AIM OF THE TASK |
Pictures aside, quote the whole listing exactly.

%%

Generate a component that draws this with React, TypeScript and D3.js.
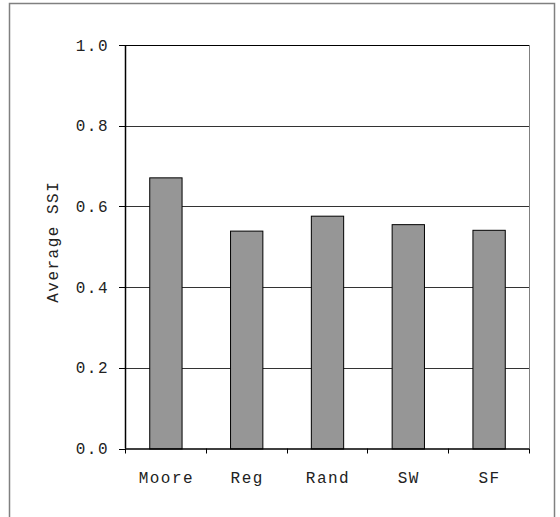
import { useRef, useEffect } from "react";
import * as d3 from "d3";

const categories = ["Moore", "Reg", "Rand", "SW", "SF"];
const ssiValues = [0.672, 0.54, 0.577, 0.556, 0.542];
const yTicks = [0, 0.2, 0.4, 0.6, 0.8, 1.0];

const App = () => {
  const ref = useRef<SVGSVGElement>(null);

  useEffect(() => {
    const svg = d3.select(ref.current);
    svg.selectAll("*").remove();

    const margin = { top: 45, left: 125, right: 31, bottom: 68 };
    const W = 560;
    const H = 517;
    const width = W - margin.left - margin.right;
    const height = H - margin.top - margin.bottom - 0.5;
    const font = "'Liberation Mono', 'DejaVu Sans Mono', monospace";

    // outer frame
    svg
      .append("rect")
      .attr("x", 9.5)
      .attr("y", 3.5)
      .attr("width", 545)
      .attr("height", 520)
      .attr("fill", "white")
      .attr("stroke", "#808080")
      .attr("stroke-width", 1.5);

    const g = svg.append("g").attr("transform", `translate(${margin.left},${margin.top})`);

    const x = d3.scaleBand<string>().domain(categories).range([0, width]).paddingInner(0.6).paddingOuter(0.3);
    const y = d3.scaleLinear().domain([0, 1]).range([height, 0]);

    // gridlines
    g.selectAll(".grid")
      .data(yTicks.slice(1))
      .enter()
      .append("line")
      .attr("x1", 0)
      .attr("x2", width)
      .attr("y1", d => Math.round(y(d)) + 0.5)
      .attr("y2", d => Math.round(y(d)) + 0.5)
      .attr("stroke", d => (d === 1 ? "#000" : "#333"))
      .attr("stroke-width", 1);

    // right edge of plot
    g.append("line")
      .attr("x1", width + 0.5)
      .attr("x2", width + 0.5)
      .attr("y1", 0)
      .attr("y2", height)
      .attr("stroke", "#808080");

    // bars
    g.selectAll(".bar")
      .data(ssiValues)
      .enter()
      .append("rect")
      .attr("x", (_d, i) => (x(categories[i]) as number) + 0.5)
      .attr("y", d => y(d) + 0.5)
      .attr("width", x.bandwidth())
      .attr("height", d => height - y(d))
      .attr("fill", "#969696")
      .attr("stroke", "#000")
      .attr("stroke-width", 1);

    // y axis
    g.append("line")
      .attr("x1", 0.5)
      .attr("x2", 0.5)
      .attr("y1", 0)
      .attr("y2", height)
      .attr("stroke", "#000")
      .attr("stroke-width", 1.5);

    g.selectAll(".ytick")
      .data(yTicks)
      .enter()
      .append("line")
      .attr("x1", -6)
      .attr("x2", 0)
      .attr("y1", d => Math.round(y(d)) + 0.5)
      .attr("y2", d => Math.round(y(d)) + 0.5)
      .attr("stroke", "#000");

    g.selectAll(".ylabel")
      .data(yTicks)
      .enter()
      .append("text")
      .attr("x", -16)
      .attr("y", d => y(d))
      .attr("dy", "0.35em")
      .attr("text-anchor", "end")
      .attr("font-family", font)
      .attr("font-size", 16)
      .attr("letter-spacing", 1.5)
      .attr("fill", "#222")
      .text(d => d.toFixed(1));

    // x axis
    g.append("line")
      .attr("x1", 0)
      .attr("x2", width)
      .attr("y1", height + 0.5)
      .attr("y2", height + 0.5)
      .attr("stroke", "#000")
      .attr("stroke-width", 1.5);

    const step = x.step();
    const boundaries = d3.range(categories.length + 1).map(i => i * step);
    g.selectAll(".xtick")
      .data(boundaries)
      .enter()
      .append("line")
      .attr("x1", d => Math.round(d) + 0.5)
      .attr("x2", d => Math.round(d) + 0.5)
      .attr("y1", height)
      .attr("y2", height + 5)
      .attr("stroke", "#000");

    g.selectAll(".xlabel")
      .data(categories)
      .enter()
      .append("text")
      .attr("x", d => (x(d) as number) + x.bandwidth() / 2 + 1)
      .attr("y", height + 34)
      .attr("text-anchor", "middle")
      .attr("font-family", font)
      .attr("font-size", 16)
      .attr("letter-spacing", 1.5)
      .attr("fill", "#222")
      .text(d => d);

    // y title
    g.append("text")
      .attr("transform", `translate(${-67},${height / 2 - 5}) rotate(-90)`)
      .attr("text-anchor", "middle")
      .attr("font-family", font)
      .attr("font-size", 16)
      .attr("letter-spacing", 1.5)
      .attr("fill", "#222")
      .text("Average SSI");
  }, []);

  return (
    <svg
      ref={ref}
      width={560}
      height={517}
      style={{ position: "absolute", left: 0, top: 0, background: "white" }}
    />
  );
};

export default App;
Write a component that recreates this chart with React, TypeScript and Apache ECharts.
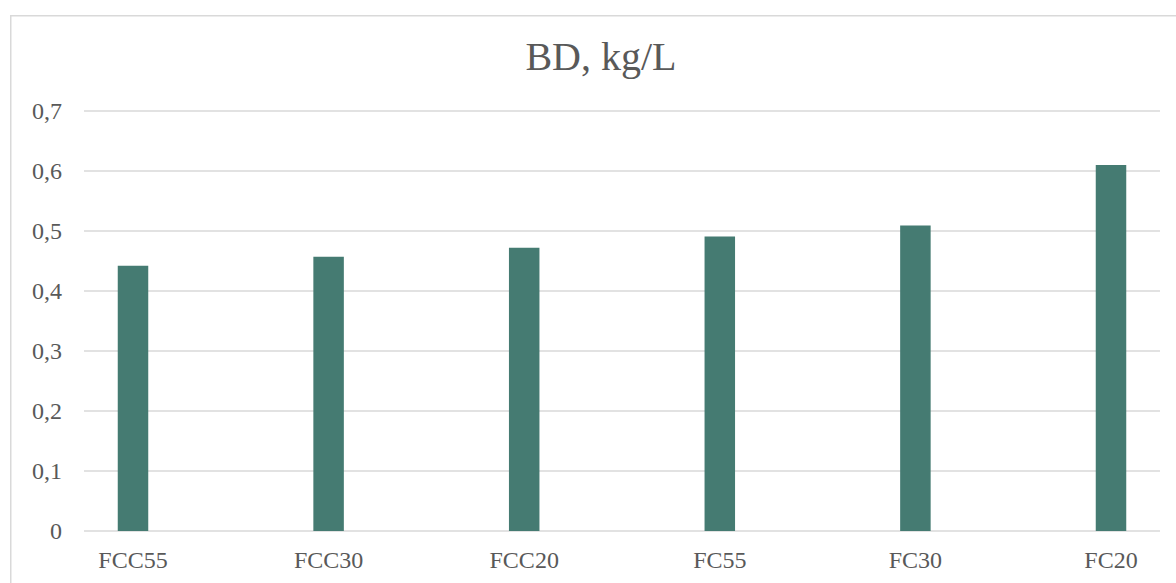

%%

TASK RESPONSE |
Generate a component that draws this with React, TypeScript and D3.js.
import { useRef, useEffect } from "react";
import * as d3 from "d3";

const categories = ["Moore", "Reg", "Rand", "SW", "SF"];
const ssiValues = [0.672, 0.54, 0.577, 0.556, 0.542];
const yTicks = [0, 0.2, 0.4, 0.6, 0.8, 1.0];

const App = () => {
  const ref = useRef<SVGSVGElement>(null);

  useEffect(() => {
    const svg = d3.select(ref.current);
    svg.selectAll("*").remove();

    const margin = { top: 45, left: 125, right: 31, bottom: 68 };
    const W = 560;
    const H = 517;
    const width = W - margin.left - margin.right;
    const height = H - margin.top - margin.bottom - 0.5;
    const font = "'Liberation Mono', 'DejaVu Sans Mono', monospace";

    // outer frame
    svg
      .append("rect")
      .attr("x", 9.5)
      .attr("y", 3.5)
      .attr("width", 545)
      .attr("height", 520)
      .attr("fill", "white")
      .attr("stroke", "#808080")
      .attr("stroke-width", 1.5);

    const g = svg.append("g").attr("transform", `translate(${margin.left},${margin.top})`);

    const x = d3.scaleBand<string>().domain(categories).range([0, width]).paddingInner(0.6).paddingOuter(0.3);
    const y = d3.scaleLinear().domain([0, 1]).range([height, 0]);

    // gridlines
    g.selectAll(".grid")
      .data(yTicks.slice(1))
      .enter()
      .append("line")
      .attr("x1", 0)
      .attr("x2", width)
      .attr("y1", d => Math.round(y(d)) + 0.5)
      .attr("y2", d => Math.round(y(d)) + 0.5)
      .attr("stroke", d => (d === 1 ? "#000" : "#333"))
      .attr("stroke-width", 1);

    // right edge of plot
    g.append("line")
      .attr("x1", width + 0.5)
      .attr("x2", width + 0.5)
      .attr("y1", 0)
      .attr("y2", height)
      .attr("stroke", "#808080");

    // bars
    g.selectAll(".bar")
      .data(ssiValues)
      .enter()
      .append("rect")
      .attr("x", (_d, i) => (x(categories[i]) as number) + 0.5)
      .attr("y", d => y(d) + 0.5)
      .attr("width", x.bandwidth())
      .attr("height", d => height - y(d))
      .attr("fill", "#969696")
      .attr("stroke", "#000")
      .attr("stroke-width", 1);

    // y axis
    g.append("line")
      .attr("x1", 0.5)
      .attr("x2", 0.5)
      .attr("y1", 0)
      .attr("y2", height)
      .attr("stroke", "#000")
      .attr("stroke-width", 1.5);

    g.selectAll(".ytick")
      .data(yTicks)
      .enter()
      .append("line")
      .attr("x1", -6)
      .attr("x2", 0)
      .attr("y1", d => Math.round(y(d)) + 0.5)
      .attr("y2", d => Math.round(y(d)) + 0.5)
      .attr("stroke", "#000");

    g.selectAll(".ylabel")
      .data(yTicks)
      .enter()
      .append("text")
      .attr("x", -16)
      .attr("y", d => y(d))
      .attr("dy", "0.35em")
      .attr("text-anchor", "end")
      .attr("font-family", font)
      .attr("font-size", 16)
      .attr("letter-spacing", 1.5)
      .attr("fill", "#222")
      .text(d => d.toFixed(1));

    // x axis
    g.append("line")
      .attr("x1", 0)
      .attr("x2", width)
      .attr("y1", height + 0.5)
      .attr("y2", height + 0.5)
      .attr("stroke", "#000")
      .attr("stroke-width", 1.5);

    const step = x.step();
    const boundaries = d3.range(categories.length + 1).map(i => i * step);
    g.selectAll(".xtick")
      .data(boundaries)
      .enter()
      .append("line")
      .attr("x1", d => Math.round(d) + 0.5)
      .attr("x2", d => Math.round(d) + 0.5)
      .attr("y1", height)
      .attr("y2", height + 5)
      .attr("stroke", "#000");

    g.selectAll(".xlabel")
      .data(categories)
      .enter()
      .append("text")
      .attr("x", d => (x(d) as number) + x.bandwidth() / 2 + 1)
      .attr("y", height + 34)
      .attr("text-anchor", "middle")
      .attr("font-family", font)
      .attr("font-size", 16)
      .attr("letter-spacing", 1.5)
      .attr("fill", "#222")
      .text(d => d);

    // y title
    g.append("text")
      .attr("transform", `translate(${-67},${height / 2 - 5}) rotate(-90)`)
      .attr("text-anchor", "middle")
      .attr("font-family", font)
      .attr("font-size", 16)
      .attr("letter-spacing", 1.5)
      .attr("fill", "#222")
      .text("Average SSI");
  }, []);

  return (
    <svg
      ref={ref}
      width={560}
      height={517}
      style={{ position: "absolute", left: 0, top: 0, background: "white" }}
    />
  );
};

export default App;
Write a component that recreates this chart with React, TypeScript and Apache ECharts.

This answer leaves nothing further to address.